BEGIN Data for processing

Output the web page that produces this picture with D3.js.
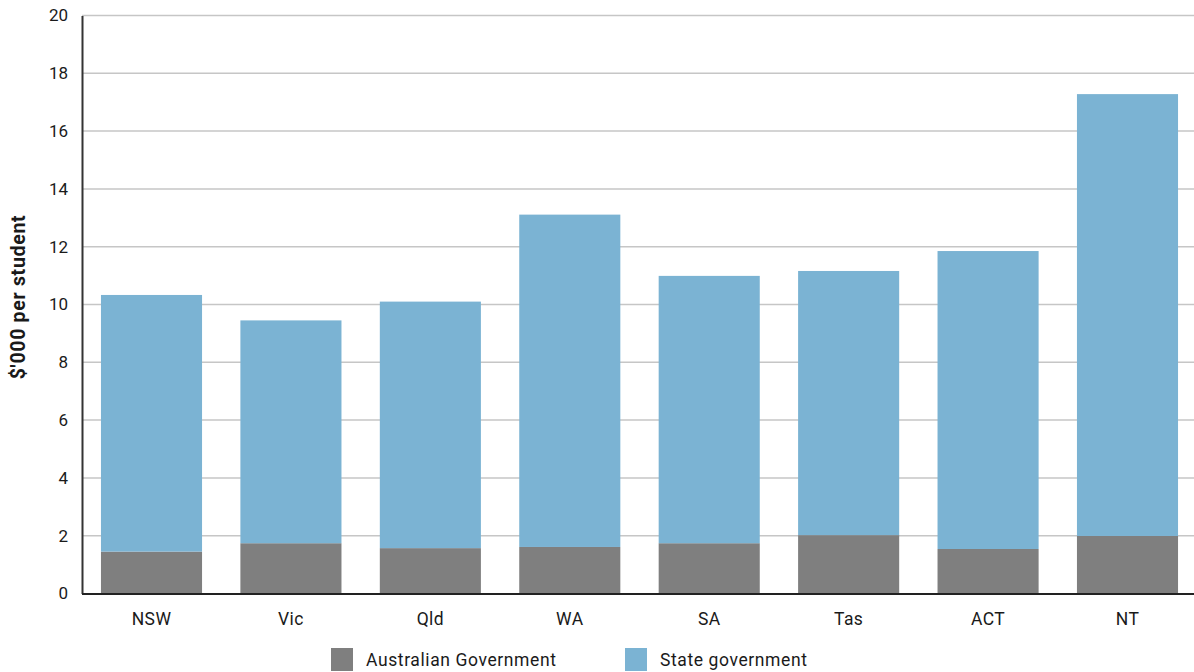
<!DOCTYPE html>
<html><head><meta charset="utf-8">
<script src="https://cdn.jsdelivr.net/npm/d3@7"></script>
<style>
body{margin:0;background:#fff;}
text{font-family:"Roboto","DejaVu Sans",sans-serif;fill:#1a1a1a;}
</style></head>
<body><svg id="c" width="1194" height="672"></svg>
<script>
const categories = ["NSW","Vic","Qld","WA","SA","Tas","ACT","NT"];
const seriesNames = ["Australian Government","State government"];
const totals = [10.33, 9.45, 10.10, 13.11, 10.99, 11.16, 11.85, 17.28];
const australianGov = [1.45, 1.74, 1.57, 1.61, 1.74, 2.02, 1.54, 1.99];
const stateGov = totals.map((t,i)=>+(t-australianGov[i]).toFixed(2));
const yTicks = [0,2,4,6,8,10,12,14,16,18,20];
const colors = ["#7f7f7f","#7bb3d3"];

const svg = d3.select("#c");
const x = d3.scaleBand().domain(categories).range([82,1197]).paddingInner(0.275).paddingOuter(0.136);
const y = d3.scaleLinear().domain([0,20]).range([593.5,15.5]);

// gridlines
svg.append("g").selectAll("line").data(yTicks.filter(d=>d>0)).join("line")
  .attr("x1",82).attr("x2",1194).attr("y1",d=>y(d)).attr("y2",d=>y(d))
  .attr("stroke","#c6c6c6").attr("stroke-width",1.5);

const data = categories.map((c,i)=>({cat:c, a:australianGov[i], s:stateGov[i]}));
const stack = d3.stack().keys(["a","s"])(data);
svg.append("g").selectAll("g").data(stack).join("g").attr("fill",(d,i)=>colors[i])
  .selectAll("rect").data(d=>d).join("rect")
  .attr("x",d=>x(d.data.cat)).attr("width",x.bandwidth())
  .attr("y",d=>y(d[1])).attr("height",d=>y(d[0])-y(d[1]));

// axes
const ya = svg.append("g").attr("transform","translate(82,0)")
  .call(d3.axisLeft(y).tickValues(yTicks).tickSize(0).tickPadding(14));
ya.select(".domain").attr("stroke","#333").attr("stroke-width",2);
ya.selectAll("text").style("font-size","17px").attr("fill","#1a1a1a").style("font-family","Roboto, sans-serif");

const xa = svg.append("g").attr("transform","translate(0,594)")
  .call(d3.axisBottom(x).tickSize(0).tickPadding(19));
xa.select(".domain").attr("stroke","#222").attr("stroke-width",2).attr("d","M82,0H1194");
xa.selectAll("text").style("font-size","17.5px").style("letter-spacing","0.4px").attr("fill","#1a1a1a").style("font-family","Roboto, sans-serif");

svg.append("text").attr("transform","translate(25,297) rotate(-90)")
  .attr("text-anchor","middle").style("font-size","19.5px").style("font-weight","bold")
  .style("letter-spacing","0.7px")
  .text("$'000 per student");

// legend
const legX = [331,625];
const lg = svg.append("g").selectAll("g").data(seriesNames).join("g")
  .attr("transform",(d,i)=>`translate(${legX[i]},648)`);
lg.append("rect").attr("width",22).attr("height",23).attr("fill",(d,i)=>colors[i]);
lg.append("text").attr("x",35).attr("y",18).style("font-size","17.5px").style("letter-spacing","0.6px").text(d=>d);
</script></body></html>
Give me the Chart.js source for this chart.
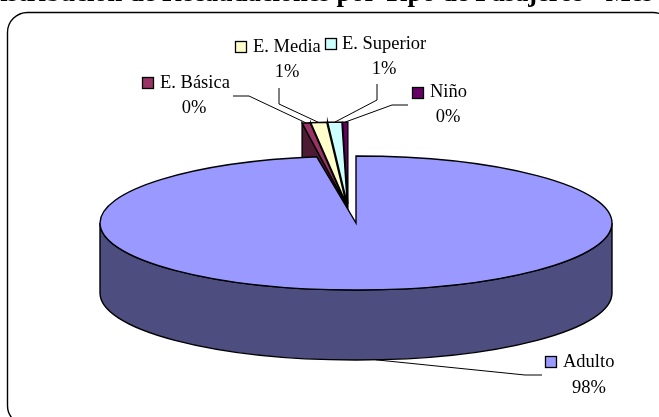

END Data for processing

_Required task_
Restate each line of the records exactly; pictures do not belong in the copy.

_Output below_
Output the web page that produces this picture with D3.js.
<!DOCTYPE html>
<html><head><meta charset="utf-8">
<script src="https://cdn.jsdelivr.net/npm/d3@7"></script>
<style>
body{margin:0;background:#fff;}
text{font-family:"Roboto","DejaVu Sans",sans-serif;fill:#1a1a1a;}
</style></head>
<body><svg id="c" width="1194" height="672"></svg>
<script>
const categories = ["NSW","Vic","Qld","WA","SA","Tas","ACT","NT"];
const seriesNames = ["Australian Government","State government"];
const totals = [10.33, 9.45, 10.10, 13.11, 10.99, 11.16, 11.85, 17.28];
const australianGov = [1.45, 1.74, 1.57, 1.61, 1.74, 2.02, 1.54, 1.99];
const stateGov = totals.map((t,i)=>+(t-australianGov[i]).toFixed(2));
const yTicks = [0,2,4,6,8,10,12,14,16,18,20];
const colors = ["#7f7f7f","#7bb3d3"];

const svg = d3.select("#c");
const x = d3.scaleBand().domain(categories).range([82,1197]).paddingInner(0.275).paddingOuter(0.136);
const y = d3.scaleLinear().domain([0,20]).range([593.5,15.5]);

// gridlines
svg.append("g").selectAll("line").data(yTicks.filter(d=>d>0)).join("line")
  .attr("x1",82).attr("x2",1194).attr("y1",d=>y(d)).attr("y2",d=>y(d))
  .attr("stroke","#c6c6c6").attr("stroke-width",1.5);

const data = categories.map((c,i)=>({cat:c, a:australianGov[i], s:stateGov[i]}));
const stack = d3.stack().keys(["a","s"])(data);
svg.append("g").selectAll("g").data(stack).join("g").attr("fill",(d,i)=>colors[i])
  .selectAll("rect").data(d=>d).join("rect")
  .attr("x",d=>x(d.data.cat)).attr("width",x.bandwidth())
  .attr("y",d=>y(d[1])).attr("height",d=>y(d[0])-y(d[1]));

// axes
const ya = svg.append("g").attr("transform","translate(82,0)")
  .call(d3.axisLeft(y).tickValues(yTicks).tickSize(0).tickPadding(14));
ya.select(".domain").attr("stroke","#333").attr("stroke-width",2);
ya.selectAll("text").style("font-size","17px").attr("fill","#1a1a1a").style("font-family","Roboto, sans-serif");

const xa = svg.append("g").attr("transform","translate(0,594)")
  .call(d3.axisBottom(x).tickSize(0).tickPadding(19));
xa.select(".domain").attr("stroke","#222").attr("stroke-width",2).attr("d","M82,0H1194");
xa.selectAll("text").style("font-size","17.5px").style("letter-spacing","0.4px").attr("fill","#1a1a1a").style("font-family","Roboto, sans-serif");

svg.append("text").attr("transform","translate(25,297) rotate(-90)")
  .attr("text-anchor","middle").style("font-size","19.5px").style("font-weight","bold")
  .style("letter-spacing","0.7px")
  .text("$'000 per student");

// legend
const legX = [331,625];
const lg = svg.append("g").selectAll("g").data(seriesNames).join("g")
  .attr("transform",(d,i)=>`translate(${legX[i]},648)`);
lg.append("rect").attr("width",22).attr("height",23).attr("fill",(d,i)=>colors[i]);
lg.append("text").attr("x",35).attr("y",18).style("font-size","17.5px").style("letter-spacing","0.6px").text(d=>d);
</script></body></html>
Give me the Chart.js source for this chart.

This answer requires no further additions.